Sinhalese Bar – A Relic of a Bygone Era

I refer to “Ipoh’s Nightlife Renaissance” (Ipoh Echo Issue 175) where a number of the city’s night joints which offers drinks, live music and fun for the younger generation were mentioned.

However, not being a young man anymore, I walked into this bar located in Old Town. One might wonder whether this is the Wild East! The swinging saloon doors of a Western movie, take you to a dingy bar that has not changed since it was opened in 1931.

In the bar are various kinds of liquor stacked on the racks of the glass cabinet. On the wall is a Victorian pendulum clock, a sculpture of a deer skull and a faded photo of the founder, untouched since 1931. The surroundings exude much of the decadent colonial charms of yore.

It is a well known fact that the oldest restaurant in Ipoh is the F.M.S. Bar, which was founded in 1906 by a Hainanese.
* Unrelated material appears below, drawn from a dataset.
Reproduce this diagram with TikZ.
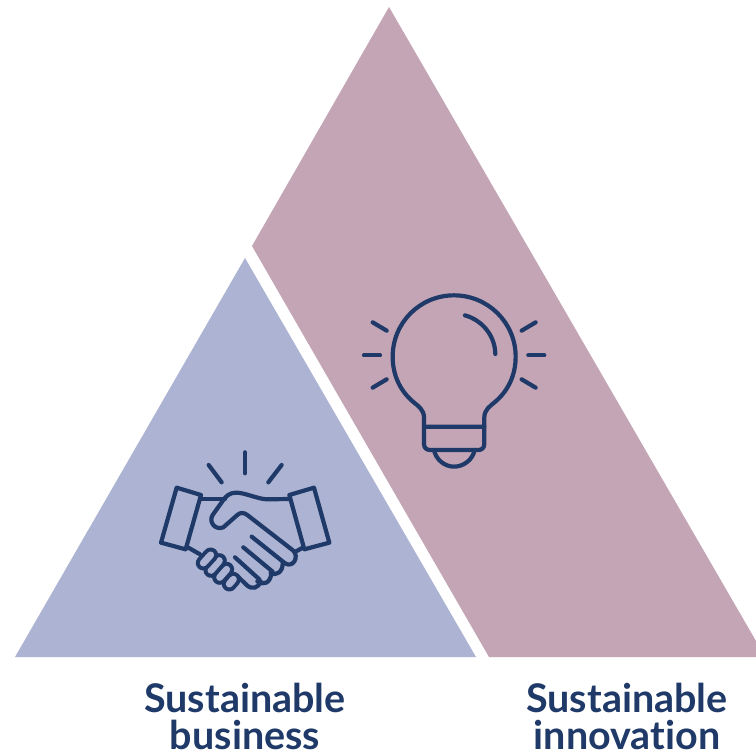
\documentclass[tikz,border=0pt]{standalone}
\usepackage{fontspec}
\setmainfont{Lato}[BoldFont={Lato Bold},Ligatures=NoCommon]
\definecolor{bluefill}{HTML}{ADB4D3}
\definecolor{mauvefill}{HTML}{C3A5B5}
\definecolor{navy}{HTML}{1F3A68}
\tikzset{
  icon/.style={draw=navy,line width=4.2pt,line cap=round,line join=round},
  capout/.style={draw=navy,line width=15pt,line cap=round},
  capin/.style={draw=bluefill,line width=7pt,line cap=round},
  caption/.style={text=navy,font=\fontsize{39.5}{40}\selectfont\bfseries,align=center,inner sep=0pt,anchor=base}
}
\newcommand{\fingercap}[2]{\draw[capout] #1 -- #2; \draw[capin] #1 -- #2;}
\begin{document}
\begin{tikzpicture}[x=1pt,y=-1pt]
\useasboundingbox (0,0) rectangle (756,753);
\fill[white] (0,0) rectangle (756,753);
\fill[bluefill] (245,258) -- (476,657) -- (15,657) -- cycle;
\fill[mauvefill] (389,7) -- (252,246) -- (489,657) -- (756,657) -- (756,641) -- cycle;
% handshake
\begin{scope}[shift={(150,440)},x=0.3333pt,y=-0.3333pt]
\draw[icon] (80,143) -- (153,165) -- (107,328) -- (33,308) -- cycle;
\draw[icon] (418,165) -- (492,143) -- (538,308) -- (463,328) -- cycle;
\draw[icon] (176,75) -- (215,127);
\draw[icon] (285,37) -- (285,100);
\draw[icon] (395,75) -- (355,127);
\draw[icon] (153,178) -- (225,178);
\draw[icon] (418,177) -- (350,178) .. controls (320,176) and (285,158) .. (258,158)
  .. controls (240,158) and (228,168) .. (220,180) -- (188,225)
  .. controls (175,245) and (195,272) .. (220,262) -- (262,225)
  .. controls (270,217) and (282,217) .. (292,225) -- (430,332)
  .. controls (448,350) and (430,385) .. (405,370);
\draw[icon] (305,290) -- (405,370);
\draw[icon] (280,322) -- (368,395);
\draw[icon] (398,368) .. controls (400,395) and (378,410) .. (362,398);
\draw[icon] (255,352) -- (328,418);
\draw[icon] (364,400) .. controls (362,428) and (340,438) .. (322,424);
\draw[icon] (262,408) -- (290,435) .. controls (305,450) and (325,445) .. (332,424);
\draw[icon] (110,320) -- (150,343);
\draw[icon] (460,322) -- (437,335);
\fingercap{(250,418)}{(238,432)}
\fingercap{(230,388)}{(209,412)}
\fingercap{(208,362)}{(183,391)}
\fingercap{(182,345)}{(160,369)}
\end{scope}
% bulb
\begin{scope}[shift={(350,280)},x=0.3333pt,y=-0.3333pt]
\draw[icon] (222,440) -- (222,412) .. controls (222,390) and (205,378) .. (190,366)
  .. controls (150,332) and (128,285) .. (128,230)
  .. controls (128,128) and (210,46) .. (312,46)
  .. controls (414,46) and (497,128) .. (497,230)
  .. controls (497,285) and (475,332) .. (435,366)
  .. controls (420,378) and (403,390) .. (403,412) -- (403,440);
\draw[icon] (222,440) -- (403,440) -- (403,492) .. controls (403,504) and (395,510) .. (385,510)
  -- (240,510) .. controls (230,510) and (222,504) .. (222,492) -- cycle;
\draw[icon] (252,510) .. controls (258,540) and (285,560) .. (312,560) .. controls (340,560) and (368,540) .. (374,510);
\draw[icon] (345,106) .. controls (395,120) and (435,165) .. (436,222);
\draw[icon] (68,127) -- (110,152);
\draw[icon] (42,226) -- (90,226);
\draw[icon] (68,323) -- (110,298);
\draw[icon] (515,152) -- (557,127);
\draw[icon] (535,226) -- (583,226);
\draw[icon] (515,298) -- (557,323);
\end{scope}
\node[caption] (b1) at (245,712) {Sustainable};
\node[caption] (b2) at (245,749.5) {business};
\node[caption] (i1) at (627,712) {Sustainable};
\node[caption] (i2) at (627,749.5) {innovation};
\end{tikzpicture}
\end{document}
It was the most celebrated watering-hole of European planters and miners and their wannabes then.

With the migration of white-collar Ceylonese to Ipoh in the late 1800s, it prompted an enterprising Sinhalese businessman to start a similar bar in Treacher Street (Jalan Bijih Timah). After the Japanese Occupation the joint was managed by his sons and they called it, “The Sinhalese Bar”, being the only one of its kind in the country.

Like the F.M.S. Bar, which was a favourite with British planters and miners, the Sinhalese Bar became a popular spot for the Ceylonese, Tamils, Malayalees and Sikhs.

These days you can find all kinds of people patronising the Sinhalese Bar. Gulping mugs of beer and relaxing in the cool comfort of the bar, one is reminded of what it must have been like in an era gone by.